With Azure Resource Manager, theres a couple of ways you can go about the configuration change. The most common way would be to change the JSON template which is quick and easy. The below is an example of the section around load balancing rules which has the specific “loadDistribtuion” parameter that would need to be changed. The ARMARM load balancer has basically the same configuration options as the ASM counterpart around this setting; sourceIP, sourceIPProtocol. However, the only difference is that there is a “Default” option which is the ARM equivalent to the ASM or “None” (default = 5-tuple)[New-AzureRmLoadBalancerRuleConfig(https://docs.microsoft.com/en-us/powershell/module/azurerm.network/new-azurermloadbalancerruleconfig?view=azurermps-6.4.0)].
"loadBalancingRules": [
{
"name": "[concat(parameters('loadBalancers_EXAMPLE_name')]",
"etag": "W/\"[XXXXXXXXXXXXXXXXXXXXXXXXXXX]\"",
"properties": {
"provisioningState": "Succeeded",
"frontendIPConfiguration": {
"id": "[parameters('loadBalancers_EXAMPLE_id')]"
},
"frontendPort": XX,
"backendPort": XX,
"enableFloatingIP": false,
"idleTimeoutInMinutes": X,
"protocol": "TCP",
"loadDistribution": "SourceIP",
"backendAddressPool": {
"id": "[parameters('loadBalancers_EXAMPLE_id_1')]"
},
"probe": {
"id": "[parameters('loadBalancers_EXAMPLE_id_2')]"
}
}
}
],
The alternative option would be to just user PowerShell. To do that, you can execute the following:
Get-AzureRmLoadBalancer -Name [LBName] -ResourceGroupName [RGName] | Set-AzureRmLoadBalancerRuleConfig -LoadDistribution "[Parameter]"
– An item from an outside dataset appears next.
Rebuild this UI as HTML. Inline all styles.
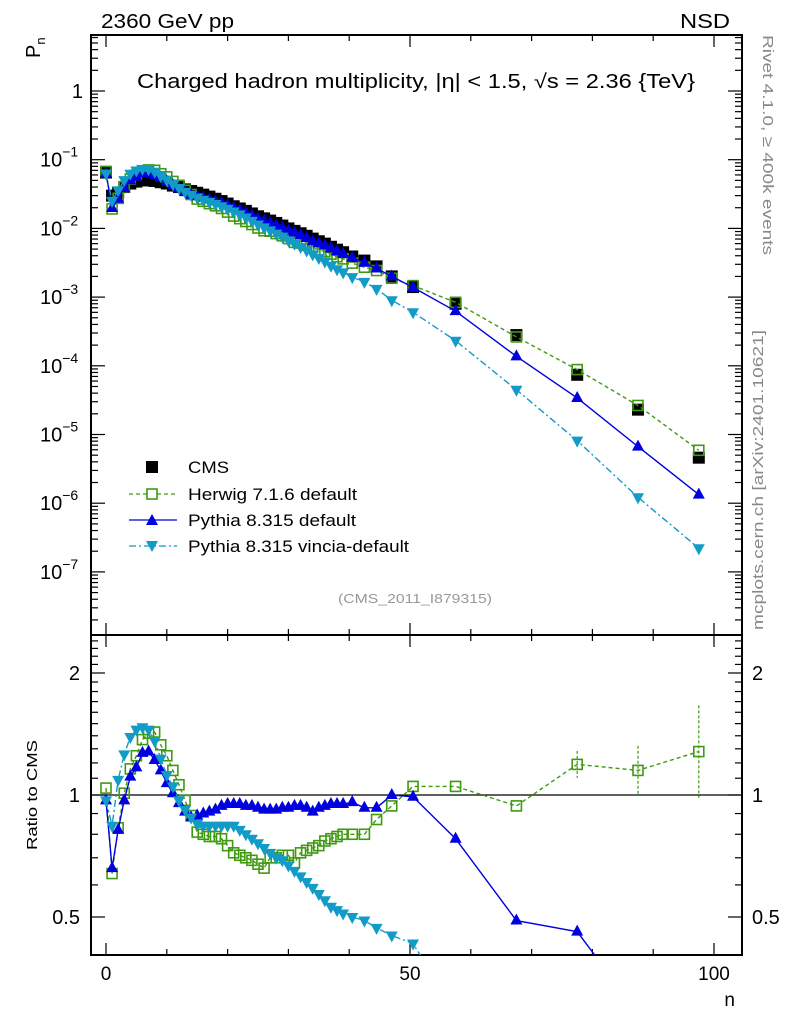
<!DOCTYPE html>
<html><head><meta charset="utf-8"><style>
html,body{margin:0;padding:0;background:#fff;overflow:hidden;width:786px;height:1024px;}
svg{display:block;font-family:"Liberation Sans",sans-serif;}
</style></head><body>
<svg id="chart" width="786" height="1024" viewBox="0 0 786 1024" xmlns="http://www.w3.org/2000/svg">
<rect x="0" y="0" width="786" height="1024" fill="#fff"/>
<text x="101" y="28" font-size="20" textLength="133" lengthAdjust="spacingAndGlyphs">2360 GeV pp</text>
<text x="680" y="28" font-size="20" textLength="50" lengthAdjust="spacingAndGlyphs">NSD</text>
<text x="137" y="88" font-size="20" textLength="558" lengthAdjust="spacingAndGlyphs">Charged hadron multiplicity, |η| &lt; 1.5, √s = 2.36 {TeV}</text>
<text transform="translate(40,58) rotate(-90)" font-size="20">P<tspan font-size="13" dy="5">n</tspan></text>
<text transform="translate(37,850) rotate(-90)" font-size="15" textLength="110" lengthAdjust="spacingAndGlyphs">Ratio to CMS</text>
<text x="735" y="1006" font-size="19" text-anchor="end">n</text>
<text transform="translate(763,35) rotate(90)" font-size="15" fill="#888" textLength="220" lengthAdjust="spacingAndGlyphs">Rivet 4.1.0, ≥ 400k events</text>
<text transform="translate(763,630) rotate(-90)" font-size="15" fill="#888" textLength="300" lengthAdjust="spacingAndGlyphs">mcplots.cern.ch [arXiv:2401.10621]</text>
<text x="338" y="603" font-size="13" fill="#999" textLength="154" lengthAdjust="spacingAndGlyphs">(CMS_2011_I879315)</text>
<g id="axes"></g>
<g id="marks"></g>
<g id="legend">
 <rect x="146" y="461" width="12" height="12" fill="#000"/>
 <text x="188" y="473" font-size="17" textLength="41" lengthAdjust="spacingAndGlyphs">CMS</text>
 <line x1="129" y1="494" x2="177" y2="494" stroke="#3f9a10" stroke-width="1.3" stroke-dasharray="4,3"/>
 <rect x="147" y="489" width="10" height="10" fill="#fff" stroke="#3f9a10" stroke-width="1.6"/>
 <text x="188" y="500" font-size="17" textLength="169" lengthAdjust="spacingAndGlyphs">Herwig 7.1.6 default</text>
 <line x1="129" y1="520" x2="177" y2="520" stroke="#0000e0" stroke-width="1.3"/>
 <polygon points="152,514 158,525 146,525" fill="#0000e0"/>
 <text x="188" y="526" font-size="17" textLength="168" lengthAdjust="spacingAndGlyphs">Pythia 8.315 default</text>
 <line x1="129" y1="546" x2="177" y2="546" stroke="#129bc6" stroke-width="1.3" stroke-dasharray="7,3,2,3"/>
 <polygon points="146,541 158,541 152,552" fill="#129bc6"/>
 <text x="188" y="552" font-size="17" textLength="221" lengthAdjust="spacingAndGlyphs">Pythia 8.315 vincia-default</text>
</g>
</svg>
<script>
const nValues = [0,1,2,3,4,5,6,7,8,9,10,11,12,13,14,15,16,17,18,19,20,21,22,23,24,25,26,27,28,29,30,31,32,33,34,35,36,37,38,39,40.5,42.5,44.5,47,50.5,57.5,67.5,77.5,87.5,97.5];
const cmsValues = [0.065,0.030,0.033,0.040,0.045,0.048,0.050,0.050,0.049,0.047,0.045,0.042,0.040,0.037,0.035,0.033,0.031,0.029,0.027,0.025,0.023,0.021,0.0195,0.018,0.0165,0.015,0.014,0.013,0.012,0.011,0.010,0.0092,0.0085,0.0078,0.0071,0.0065,0.006,0.0054,0.0049,0.0045,0.0039,0.0034,0.0028,0.002,0.0014,0.0008,0.00028,0.000074,0.000023,0.0000046];
const herwigRatio = [1.04,0.64,0.83,1.01,1.16,1.25,1.37,1.42,1.43,1.33,1.25,1.15,1.06,0.97,0.89,0.81,0.80,0.79,0.79,0.78,0.75,0.72,0.71,0.70,0.69,0.675,0.66,0.70,0.70,0.71,0.71,0.68,0.72,0.73,0.74,0.75,0.77,0.78,0.79,0.80,0.80,0.80,0.87,0.94,1.05,1.05,0.94,1.19,1.15,1.28];
const pythiaRatio = [0.97,0.66,0.82,0.97,1.11,1.17,1.27,1.28,1.22,1.15,1.07,1.01,0.955,0.91,0.88,0.89,0.90,0.91,0.92,0.94,0.95,0.95,0.95,0.94,0.94,0.93,0.92,0.92,0.92,0.93,0.93,0.94,0.94,0.93,0.91,0.93,0.94,0.95,0.95,0.95,0.96,0.93,0.93,1.0,0.99,0.78,0.49,0.46,0.29,0.29];
const vinciaRatio = [0.97,0.84,1.09,1.26,1.39,1.45,1.47,1.45,1.36,1.23,1.12,1.05,0.97,0.92,0.88,0.85,0.84,0.84,0.84,0.84,0.84,0.84,0.82,0.80,0.78,0.76,0.74,0.72,0.70,0.69,0.67,0.65,0.63,0.61,0.59,0.57,0.55,0.53,0.52,0.51,0.50,0.49,0.47,0.45,0.43,0.29,0.16,0.11,0.053,0.048];
const xTicks = [0,50,100];
const yTicks = [0,-1,-2,-3,-4,-5,-6,-7];
const yTickLabels = ["1","10","10","10","10","10","10","10"];
const yTickExp = ["","−1","−2","−3","−4","−5","−6","−7"];
const ratioTicks = [0.5,1,2];

const NS='http://www.w3.org/2000/svg';
const L=91,R=742,T=35,M=635,B=955;
const X=n=>106+n*6.08;
const Y=v=>91-Math.log10(v)*68.7;
const RY=r=>795-Math.log2(r)*122;
const axes=document.getElementById('axes'), marks=document.getElementById('marks');
function mk(tag,attrs,parent){const e=document.createElementNS(NS,tag);for(const k in attrs)e.setAttribute(k,attrs[k]);parent.appendChild(e);return e;}

let f1=mk('rect',{x:L,y:T,width:R-L,height:M-T,fill:'none',stroke:'#000','stroke-width':2},axes);


let f2=mk('rect',{x:L,y:M,width:R-L,height:B-M,fill:'none',stroke:'#000','stroke-width':2},axes);


let ref=mk('line',{x1:L,x2:R,y1:RY(1),y2:RY(1),stroke:'#000','stroke-width':1.3},axes);



for(let n=0;n<=100;n+=10){
  const big=xTicks.includes(n), len=big?12:6, x=X(n);
  [[T,1],[M,-1],[M,1],[B,-1]].forEach(([y0,d])=>{
    let t=mk('line',{x1:x,x2:x,y1:y0,y2:y0+d*len,stroke:'#000','stroke-width':1.2},axes);
    
    
  });
}
xTicks.forEach(v=>{
  let t=mk('text',{x:X(v),y:980,'font-size':19,'text-anchor':'middle'},axes);
  t.textContent=v;
  
  
});
for(let e=1;e>=-8;e--){
  for(let m=1;m<10;m++){
    const v=m*Math.pow(10,e), y=Y(v);
    if(y<T||y>M)continue;
    const len=m===1?14:7;
    [[L,1],[R,-1]].forEach(([x0,d])=>{
      let t=mk('line',{x1:x0,x2:x0+d*len,y1:y,y2:y,stroke:'#000','stroke-width':1.2},axes);
      
      
    });
  }
}
yTicks.forEach((e,i)=>{
  const y=Y(Math.pow(10,e));
  let t=mk('text',{x: e===0?83:40,y:y+7,'font-size':20,'text-anchor':e===0?'end':'start'},axes);
  t.textContent=yTickLabels[i];
  if(yTickExp[i]){let s=mk('tspan',{dy:-10,'font-size':14},t);s.textContent=yTickExp[i];}
  
  
});
for(let r=0.4;r<=2.45;r+=0.1){
  const rr=Math.round(r*10)/10, y=RY(rr);
  if(y<M||y>B)continue;
  const len=ratioTicks.includes(rr)?14:7;
  [[L,1],[R,-1]].forEach(([x0,d])=>{
    let t=mk('line',{x1:x0,x2:x0+d*len,y1:y,y2:y,stroke:'#000','stroke-width':1.2},axes);
    
    
  });
}
ratioTicks.forEach(r=>{
  [[80,'end'],[752,'start']].forEach(([x,a])=>{
    let t=mk('text',{x:x,y:RY(r)+7,'font-size':20,'text-anchor':a},axes);
    t.textContent=r;
    
    
  });
});

const defs=mk('defs',{},marks);
const c1=mk('clipPath',{id:'cm'},defs); mk('rect',{x:L,y:T,width:R-L,height:M-T},c1);
const c2=mk('clipPath',{id:'cr'},defs); mk('rect',{x:L,y:M,width:R-L,height:B-M},c2);
const gMain=mk('g',{'clip-path':'url(#cm)'},marks);
const gRatio=mk('g',{'clip-path':'url(#cr)'},marks);

function marker(g,type,x,y,col){
  let e;
  if(type==='sq') e=mk('rect',{x:x-6,y:y-6,width:12,height:12,fill:'#000'},g);
  else if(type==='osq') e=mk('rect',{x:x-5,y:y-5,width:10,height:10,fill:'none',stroke:col,'stroke-width':1.6},g);
  else if(type==='up') e=mk('polygon',{points:`${x},${y-7} ${x+6},${y+4} ${x-6},${y+4}`,fill:col},g);
  else e=mk('polygon',{points:`${x-6},${y-4} ${x+6},${y-4} ${x},${y+7}`,fill:col},g);
  return e;
}
const series=[
  {name:'herwig',ratio:herwigRatio,col:'#3f9a10',dash:'4,3',m:'osq'},
  {name:'pythia',ratio:pythiaRatio,col:'#0000e0',dash:'',m:'up'},
  {name:'vincia',ratio:vinciaRatio,col:'#129bc6',dash:'7,3,2,3',m:'down'}
];
cmsValues.forEach((v,i)=>{
  const e=marker(gMain,'sq',X(nValues[i]),Y(v));
  
  
});
series.forEach(s=>{
  const mainPts=s.ratio.map((r,i)=>[X(nValues[i]),Y(r*cmsValues[i])]);
  const ratPts=s.ratio.map((r,i)=>[X(nValues[i]),RY(r)]);
  [[gMain,mainPts,'main'],[gRatio,ratPts,'ratio']].forEach(([g,pts,kind])=>{
    const p=mk('polyline',{points:pts.map(q=>q.join(',')).join(' '),fill:'none',stroke:s.col,'stroke-width':1.4},g);
    if(s.dash)p.setAttribute('stroke-dasharray',s.dash);
    
    
    pts.forEach(q=>{
      const e=marker(g,s.m,q[0],q[1],s.col);
      
      
    });
  });
});
[[47,0.08],[48,0.15],[49,0.3]].forEach(([i,er])=>{
  const r=herwigRatio[i], x=X(nValues[i]);
  const e=mk('line',{x1:x,x2:x,y1:RY(r*(1+er)),y2:RY(r/(1+er)),stroke:'#3f9a10','stroke-width':1.2,'stroke-dasharray':'3,2'},gRatio);
  
  
});
</script>
</body></html>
For the most part I would usually go with the default for any configuration. Through this exercise I have come to question the load balancing requirements to be specific around this distribution mode to avoid any possible fault. Certainly, this is a practice that should extend to every aspect of Azure. The only challenge is balancing questioning every configuration and/or simply going with the defaults. Happy balancing! (Pun intended).